Extract only the first line of the listing and every line after it up to and including the one with "t_start, t_step, n_pts = -0.200, 0.001, 401". Omit the pictures.

════

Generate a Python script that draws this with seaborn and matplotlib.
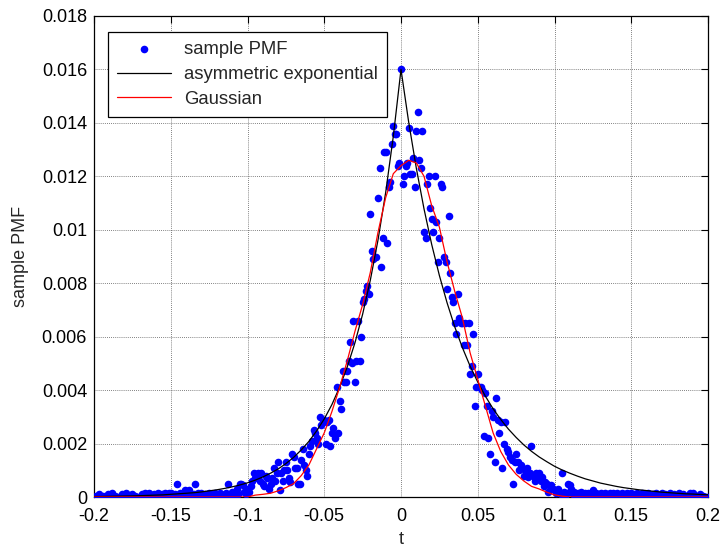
import numpy as np
import pandas as pd
import matplotlib
matplotlib.use("Agg")
import matplotlib.pyplot as plt
import seaborn as sns

# ---------------- data (PMF values in units of 1e-4) ----------------
t_start, t_step, n_pts = -0.200, 0.001, 401

pmf_left_tail = [  # t = -0.200 .. -0.106
    0, 0.5, 0, 1, 0, 0, 0.5, 0, 0, 1,
    0, 0, 1.5, 0, 0.5, 0, 0, 0, 1, 0,
    0.5, 1.5, 0, 0, 0, 1, 0, 0.5, 0, 0,
    0, 1, 0, 1.5, 0, 0.5, 1.5, 0, 0, 1,
    0, 0.5, 1.5, 0, 1, 0, 1.5, 0, 0.5, 1.5,
    1.5, 0.5, 0, 1, 4.9, 0, 1.5, 0.5, 1, 2.6,
    0, 1.5, 2.6, 0.5, 0, 1, 4.9, 0, 1.5, 0.5,
    1.5, 0, 1, 0.5, 0, 1.5, 0, 1, 0, 1.5,
    0.5, 0, 1.5, 1, 0, 0.5, 1.5, 5, 0, 1,
    2, 0.5, 1.5, 3, 1]
pmf_left = [  # t = -0.105 .. -0.051
    5, 5, 4.5, 2, 1, 3, 2, 4, 6, 9,
    7, 8, 9, 6, 9, 5, 4, 8, 7, 3,
    5, 7, 11, 6, 9, 13, 2.6, 9, 6, 10,
    13, 10, 7, 5.6, 16, 15, 11, 11, 5, 5,
    14, 18, 12, 10, 8, 16, 19, 21, 25, 24,
    22, 20, 30, 27, 28]
pmf_center = [  # t = -0.050 .. 0.000
    29, 20, 28, 29, 19, 24, 26, 22, 41, 24,
    36, 33, 47, 43, 43, 47, 51, 58, 50, 66,
    43, 51, 66, 51, 60, 73, 74, 77, 79, 76,
    106, 92, 89, 90, 90, 112, 123, 86, 97, 129,
    129, 95, 116, 118, 132, 139, 136, 136, 124, 125,
    160]
pmf_right = [  # t = 0.001 .. 0.110
    117, 120, 124, 125, 138, 121, 121, 127, 116, 137,
    144, 126, 123, 137, 99, 97, 117, 120, 108, 104,
    99, 120, 103, 88, 97, 117, 116, 90, 88, 78,
    105, 84, 75, 73, 65, 61, 76, 67, 65, 65,
    57, 65, 57, 65, 46, 49, 61, 34, 41, 46,
    41, 41, 40, 23, 39, 34, 22, 16, 32, 30,
    13, 37, 29, 24, 28, 11, 20, 28, 18, 17,
    15, 14, 5, 13, 16, 13, 10, 12, 11, 8,
    10, 11, 7.5, 9, 19, 8, 6, 9, 7, 9,
    6, 7.5, 4, 5.6, 5, 2, 4, 4.5, 3, 2.5,
    1.5, 3, 2, 1, 9, 2, 0, 1.5, 5, 4.5]
pmf_right_tail = [  # t = 0.111 .. 0.200
    3, 1, 2, 0.5, 1.5, 0, 2, 1, 0.5, 1.5,
    0, 1.5, 1, 0, 2.6, 0.5, 1.5, 0, 1, 1.5,
    0.5, 0, 1.5, 1, 0, 1.5, 0.5, 1.5, 0, 1,
    1.5, 0, 0.5, 1.5, 0, 1, 1.5, 0, 0.5, 1.5,
    0, 1, 0, 1.5, 0.5, 0, 1.5, 0, 1, 0,
    1.5, 0, 0.5, 1, 0, 1.5, 0, 0.5, 0, 1.5,
    0, 1, 0, 0.5, 1.5, 0, 0, 1, 0, 0.5,
    1.5, 0, 0, 1, 0, 0.5, 0, 1.5, 0, 1.5,
    0, 0.5, 0, 0, 1, 0, 0.5, 0, 0, 0]

# fitted curves, sampled every 0.005 from -0.2 to 0.2 (units 1e-4)
fit_start, fit_step, n_fit = -0.200, 0.005, 81
asym_exp = [0.18, 0.2, 0.25, 0.3, 0.35, 0.4, 0.5, 0.6, 0.7, 0.8,
            1.0, 1.2, 1.4, 1.6, 1.9, 2.3, 2.7, 3.2, 3.8, 4.5,
            5.3, 6.3, 7.5, 8.9, 10.5, 12.5, 14.8, 17.6, 20.8, 24.7,
            29.2, 34.6, 41.1, 48.7, 57.7, 68.4, 81.1, 96.1, 113.9, 135.0,
            160,
            140.3, 123.0, 107.8, 94.5, 82.9, 72.7, 63.7, 55.9, 49.0, 43.0,
            37.7, 33.0, 29.0, 25.4, 22.3, 19.5, 17.1, 15.0, 13.2, 11.5,
            10.1, 8.9, 7.8, 6.8, 6.0, 5.2, 4.6, 4.0, 3.5, 3.1,
            2.7, 2.4, 2.1, 1.8, 1.6, 1.4, 1.2, 1.1, 0.95, 0.83]
gaussian = [0] * 21 + [0.7, 1.0, 1.4, 2.3, 3.5, 5, 8, 12, 18, 24,
                       32, 41, 51, 62, 72, 84, 99, 112, 121,
                       124,
                       126, 125, 120, 109, 101, 88, 77, 67, 54, 44,
                       34, 24, 17, 12, 8.5, 6, 4, 3, 1.8, 0.8, 0.3] + [0] * 19

x_ticks = [-0.2, -0.15, -0.1, -0.05, 0, 0.05, 0.1, 0.15, 0.2]
x_tick_labels = ["-0.2", "-0.15", "-0.1", "-0.05", "0", "0.05", "0.1", "0.15", "0.2"]
y_ticks = [0, 0.002, 0.004, 0.006, 0.008, 0.01, 0.012, 0.014, 0.016, 0.018]
y_tick_labels = ["0", "0.002", "0.004", "0.006", "0.008", "0.01", "0.012", "0.014", "0.016", "0.018"]

# ---------------- build frames ----------------
pmf_vals = np.array(pmf_left_tail + pmf_left + pmf_center + pmf_right + pmf_right_tail) * 1e-4
t = np.round(t_start + t_step * np.arange(n_pts), 3)
df = pd.DataFrame({"t": t, "pmf": pmf_vals})
tf = np.round(fit_start + fit_step * np.arange(n_fit), 3)
dfit = pd.DataFrame({"t": tf, "asym": np.array(asym_exp) * 1e-4, "gauss": np.array(gaussian) * 1e-4})

# ---------------- plot ----------------
sns.set_style("white")
plt.rcParams["font.family"] = ["Liberation Sans", "DejaVu Sans"]

fig = plt.figure(figsize=(7.21, 5.47), dpi=100)
ax = fig.add_axes([94 / 721, 50 / 547, 614 / 721, 481 / 547])

sns.scatterplot(data=df, x="t", y="pmf", ax=ax, color="#0000ff", s=30,
                linewidth=0, label="sample PMF", zorder=3)
sns.lineplot(data=dfit, x="t", y="asym", ax=ax, color="black", lw=0.9,
             estimator=None, label="asymmetric exponential", zorder=4)
sns.lineplot(data=dfit, x="t", y="gauss", ax=ax, color="red", lw=0.9,
             estimator=None, label="Gaussian", zorder=5)

ax.set_xlim(-0.2, 0.2)
ax.set_ylim(0, 0.018)
ax.set_xticks(x_ticks)
ax.set_xticklabels(x_tick_labels)
ax.set_yticks(y_ticks)
ax.set_yticklabels(y_tick_labels)
ax.tick_params(direction="in", length=5, width=0.8, top=True, right=True,
               labelsize=13, colors="black")
ax.tick_params(axis="x", pad=8)
ax.tick_params(axis="y", pad=5)
ax.grid(True, color="0.35", linestyle=(0, (1, 1.5)), linewidth=0.6)
ax.set_axisbelow(True)
for sp in ax.spines.values():
    sp.set_color("black")
    sp.set_linewidth(0.9)

ax.set_xlabel("t", fontsize=13, labelpad=4)
ax.set_ylabel("sample PMF", fontsize=13, labelpad=9)

leg = ax.legend(loc="upper left", bbox_to_anchor=(14 / 614, 1 - 16 / 481),
                borderaxespad=0, fontsize=13.3, frameon=True, fancybox=False,
                handlelength=2.9, handletextpad=0.7, borderpad=0.5,
                labelspacing=0.42, markerscale=1.0)
leg.get_frame().set_edgecolor("black")
leg.get_frame().set_linewidth(0.9)
leg.get_frame().set_alpha(1)

fig.savefig("out.png", dpi=100, facecolor="white")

════

Full response
Generate a Python script that draws this with seaborn and matplotlib.
import numpy as np
import pandas as pd
import matplotlib
matplotlib.use("Agg")
import matplotlib.pyplot as plt
import seaborn as sns

# ---------------- data (PMF values in units of 1e-4) ----------------
t_start, t_step, n_pts = -0.200, 0.001, 401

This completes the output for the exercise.